The data below should be restated word for word, with every picture omitted.

Task material:
-*-*-

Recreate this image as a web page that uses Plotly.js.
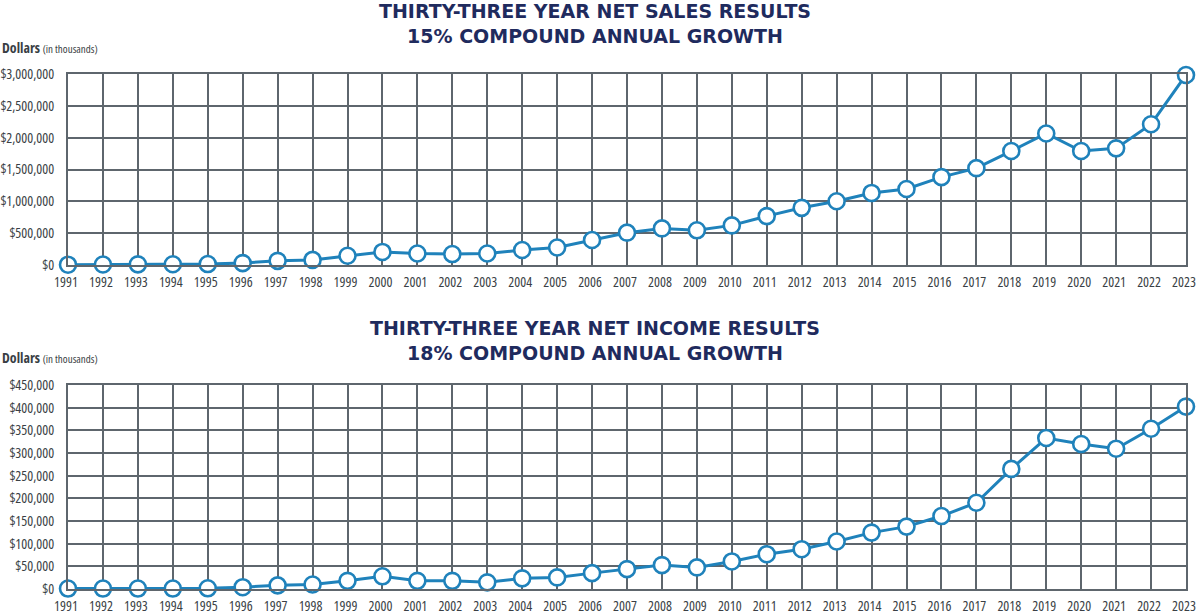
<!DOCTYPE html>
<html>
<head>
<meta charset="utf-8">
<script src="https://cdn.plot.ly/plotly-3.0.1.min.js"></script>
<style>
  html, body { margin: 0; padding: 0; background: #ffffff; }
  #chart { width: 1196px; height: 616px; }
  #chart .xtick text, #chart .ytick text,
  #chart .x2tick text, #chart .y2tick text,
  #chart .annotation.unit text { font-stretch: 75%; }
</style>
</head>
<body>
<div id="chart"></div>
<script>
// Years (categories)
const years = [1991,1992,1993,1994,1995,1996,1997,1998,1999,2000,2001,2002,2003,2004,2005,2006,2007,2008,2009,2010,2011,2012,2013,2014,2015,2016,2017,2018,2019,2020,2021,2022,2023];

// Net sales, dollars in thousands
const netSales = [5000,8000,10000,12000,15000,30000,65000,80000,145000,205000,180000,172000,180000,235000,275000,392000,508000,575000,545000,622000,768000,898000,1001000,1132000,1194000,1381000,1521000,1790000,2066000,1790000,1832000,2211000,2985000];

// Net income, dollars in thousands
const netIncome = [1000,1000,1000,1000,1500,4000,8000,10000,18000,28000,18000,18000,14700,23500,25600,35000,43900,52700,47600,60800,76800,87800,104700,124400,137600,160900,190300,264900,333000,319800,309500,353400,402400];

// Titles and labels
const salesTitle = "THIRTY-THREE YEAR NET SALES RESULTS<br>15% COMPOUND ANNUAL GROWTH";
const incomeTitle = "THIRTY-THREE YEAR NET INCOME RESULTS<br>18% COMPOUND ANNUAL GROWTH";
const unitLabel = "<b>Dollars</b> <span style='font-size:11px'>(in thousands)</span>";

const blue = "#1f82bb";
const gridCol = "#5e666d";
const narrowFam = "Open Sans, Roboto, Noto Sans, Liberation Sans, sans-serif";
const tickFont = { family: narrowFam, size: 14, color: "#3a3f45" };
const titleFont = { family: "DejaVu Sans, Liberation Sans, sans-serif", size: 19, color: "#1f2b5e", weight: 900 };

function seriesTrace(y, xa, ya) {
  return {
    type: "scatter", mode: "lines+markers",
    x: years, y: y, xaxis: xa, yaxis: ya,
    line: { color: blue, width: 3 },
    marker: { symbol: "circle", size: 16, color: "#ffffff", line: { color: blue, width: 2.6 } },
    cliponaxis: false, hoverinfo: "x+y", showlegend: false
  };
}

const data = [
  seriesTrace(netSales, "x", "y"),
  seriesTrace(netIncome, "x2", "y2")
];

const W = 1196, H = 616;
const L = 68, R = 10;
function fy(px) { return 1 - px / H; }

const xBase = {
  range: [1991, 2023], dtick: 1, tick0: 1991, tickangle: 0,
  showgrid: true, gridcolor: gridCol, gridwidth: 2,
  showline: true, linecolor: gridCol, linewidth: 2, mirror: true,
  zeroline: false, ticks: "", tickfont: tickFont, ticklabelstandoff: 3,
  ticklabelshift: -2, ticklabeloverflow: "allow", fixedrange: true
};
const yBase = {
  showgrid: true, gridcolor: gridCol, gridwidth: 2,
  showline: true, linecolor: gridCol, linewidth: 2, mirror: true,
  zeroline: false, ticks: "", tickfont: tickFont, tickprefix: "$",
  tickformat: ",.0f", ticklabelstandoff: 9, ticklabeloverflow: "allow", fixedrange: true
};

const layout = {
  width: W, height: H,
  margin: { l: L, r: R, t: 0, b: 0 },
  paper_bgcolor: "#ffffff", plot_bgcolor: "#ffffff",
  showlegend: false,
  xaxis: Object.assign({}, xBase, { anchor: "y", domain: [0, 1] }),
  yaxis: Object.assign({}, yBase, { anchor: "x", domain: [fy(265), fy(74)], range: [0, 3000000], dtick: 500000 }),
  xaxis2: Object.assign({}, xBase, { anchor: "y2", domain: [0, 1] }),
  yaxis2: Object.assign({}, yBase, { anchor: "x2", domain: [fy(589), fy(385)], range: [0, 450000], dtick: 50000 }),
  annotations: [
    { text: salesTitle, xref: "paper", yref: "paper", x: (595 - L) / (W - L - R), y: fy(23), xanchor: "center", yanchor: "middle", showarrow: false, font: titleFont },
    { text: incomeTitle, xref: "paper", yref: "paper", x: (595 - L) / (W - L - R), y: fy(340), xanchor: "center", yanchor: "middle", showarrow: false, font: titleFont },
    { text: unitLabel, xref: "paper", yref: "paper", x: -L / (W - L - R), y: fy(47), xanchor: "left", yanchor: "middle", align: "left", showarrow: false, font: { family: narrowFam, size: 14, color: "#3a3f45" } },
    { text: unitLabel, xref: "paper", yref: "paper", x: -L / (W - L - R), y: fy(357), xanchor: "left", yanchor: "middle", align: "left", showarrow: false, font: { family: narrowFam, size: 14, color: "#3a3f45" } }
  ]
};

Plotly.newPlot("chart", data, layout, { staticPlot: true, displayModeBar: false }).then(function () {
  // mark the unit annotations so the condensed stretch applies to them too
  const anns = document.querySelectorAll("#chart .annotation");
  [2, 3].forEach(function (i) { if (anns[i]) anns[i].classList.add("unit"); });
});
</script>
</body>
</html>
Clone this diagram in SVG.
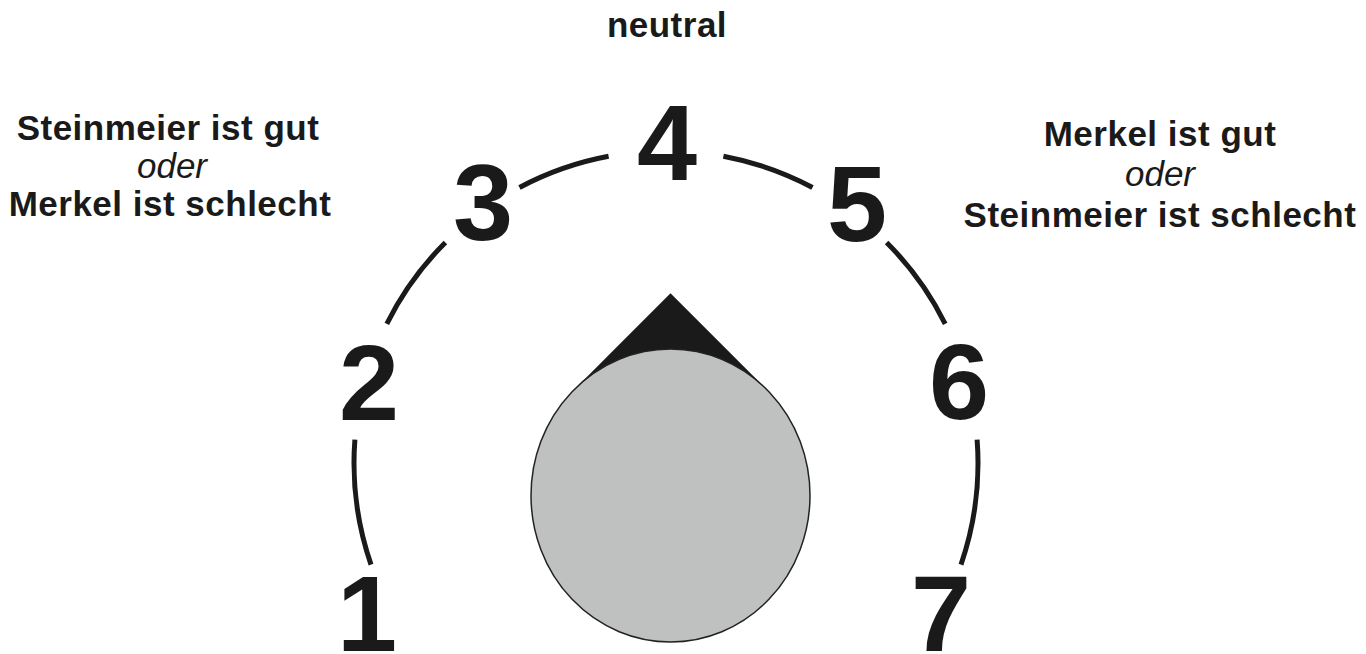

-*-*-

Answer:
Recreate this image as a web page that uses Plotly.js.
<!DOCTYPE html>
<html>
<head>
<meta charset="utf-8">
<script src="https://cdn.plot.ly/plotly-3.0.1.min.js"></script>
<style>
  html, body { margin: 0; padding: 0; background: #ffffff; }
  #chart { width: 1196px; height: 616px; }
  #chart .xtick text, #chart .ytick text,
  #chart .x2tick text, #chart .y2tick text,
  #chart .annotation.unit text { font-stretch: 75%; }
</style>
</head>
<body>
<div id="chart"></div>
<script>
// Years (categories)
const years = [1991,1992,1993,1994,1995,1996,1997,1998,1999,2000,2001,2002,2003,2004,2005,2006,2007,2008,2009,2010,2011,2012,2013,2014,2015,2016,2017,2018,2019,2020,2021,2022,2023];

// Net sales, dollars in thousands
const netSales = [5000,8000,10000,12000,15000,30000,65000,80000,145000,205000,180000,172000,180000,235000,275000,392000,508000,575000,545000,622000,768000,898000,1001000,1132000,1194000,1381000,1521000,1790000,2066000,1790000,1832000,2211000,2985000];

// Net income, dollars in thousands
const netIncome = [1000,1000,1000,1000,1500,4000,8000,10000,18000,28000,18000,18000,14700,23500,25600,35000,43900,52700,47600,60800,76800,87800,104700,124400,137600,160900,190300,264900,333000,319800,309500,353400,402400];

// Titles and labels
const salesTitle = "THIRTY-THREE YEAR NET SALES RESULTS<br>15% COMPOUND ANNUAL GROWTH";
const incomeTitle = "THIRTY-THREE YEAR NET INCOME RESULTS<br>18% COMPOUND ANNUAL GROWTH";
const unitLabel = "<b>Dollars</b> <span style='font-size:11px'>(in thousands)</span>";

const blue = "#1f82bb";
const gridCol = "#5e666d";
const narrowFam = "Open Sans, Roboto, Noto Sans, Liberation Sans, sans-serif";
const tickFont = { family: narrowFam, size: 14, color: "#3a3f45" };
const titleFont = { family: "DejaVu Sans, Liberation Sans, sans-serif", size: 19, color: "#1f2b5e", weight: 900 };

function seriesTrace(y, xa, ya) {
  return {
    type: "scatter", mode: "lines+markers",
    x: years, y: y, xaxis: xa, yaxis: ya,
    line: { color: blue, width: 3 },
    marker: { symbol: "circle", size: 16, color: "#ffffff", line: { color: blue, width: 2.6 } },
    cliponaxis: false, hoverinfo: "x+y", showlegend: false
  };
}

const data = [
  seriesTrace(netSales, "x", "y"),
  seriesTrace(netIncome, "x2", "y2")
];

const W = 1196, H = 616;
const L = 68, R = 10;
function fy(px) { return 1 - px / H; }

const xBase = {
  range: [1991, 2023], dtick: 1, tick0: 1991, tickangle: 0,
  showgrid: true, gridcolor: gridCol, gridwidth: 2,
  showline: true, linecolor: gridCol, linewidth: 2, mirror: true,
  zeroline: false, ticks: "", tickfont: tickFont, ticklabelstandoff: 3,
  ticklabelshift: -2, ticklabeloverflow: "allow", fixedrange: true
};
const yBase = {
  showgrid: true, gridcolor: gridCol, gridwidth: 2,
  showline: true, linecolor: gridCol, linewidth: 2, mirror: true,
  zeroline: false, ticks: "", tickfont: tickFont, tickprefix: "$",
  tickformat: ",.0f", ticklabelstandoff: 9, ticklabeloverflow: "allow", fixedrange: true
};

const layout = {
  width: W, height: H,
  margin: { l: L, r: R, t: 0, b: 0 },
  paper_bgcolor: "#ffffff", plot_bgcolor: "#ffffff",
  showlegend: false,
  xaxis: Object.assign({}, xBase, { anchor: "y", domain: [0, 1] }),
  yaxis: Object.assign({}, yBase, { anchor: "x", domain: [fy(265), fy(74)], range: [0, 3000000], dtick: 500000 }),
  xaxis2: Object.assign({}, xBase, { anchor: "y2", domain: [0, 1] }),
  yaxis2: Object.assign({}, yBase, { anchor: "x2", domain: [fy(589), fy(385)], range: [0, 450000], dtick: 50000 }),
  annotations: [
    { text: salesTitle, xref: "paper", yref: "paper", x: (595 - L) / (W - L - R), y: fy(23), xanchor: "center", yanchor: "middle", showarrow: false, font: titleFont },
    { text: incomeTitle, xref: "paper", yref: "paper", x: (595 - L) / (W - L - R), y: fy(340), xanchor: "center", yanchor: "middle", showarrow: false, font: titleFont },
    { text: unitLabel, xref: "paper", yref: "paper", x: -L / (W - L - R), y: fy(47), xanchor: "left", yanchor: "middle", align: "left", showarrow: false, font: { family: narrowFam, size: 14, color: "#3a3f45" } },
    { text: unitLabel, xref: "paper", yref: "paper", x: -L / (W - L - R), y: fy(357), xanchor: "left", yanchor: "middle", align: "left", showarrow: false, font: { family: narrowFam, size: 14, color: "#3a3f45" } }
  ]
};

Plotly.newPlot("chart", data, layout, { staticPlot: true, displayModeBar: false }).then(function () {
  // mark the unit annotations so the condensed stretch applies to them too
  const anns = document.querySelectorAll("#chart .annotation");
  [2, 3].forEach(function (i) { if (anns[i]) anns[i].classList.add("unit"); });
});
</script>
</body>
</html>
Clone this diagram in SVG.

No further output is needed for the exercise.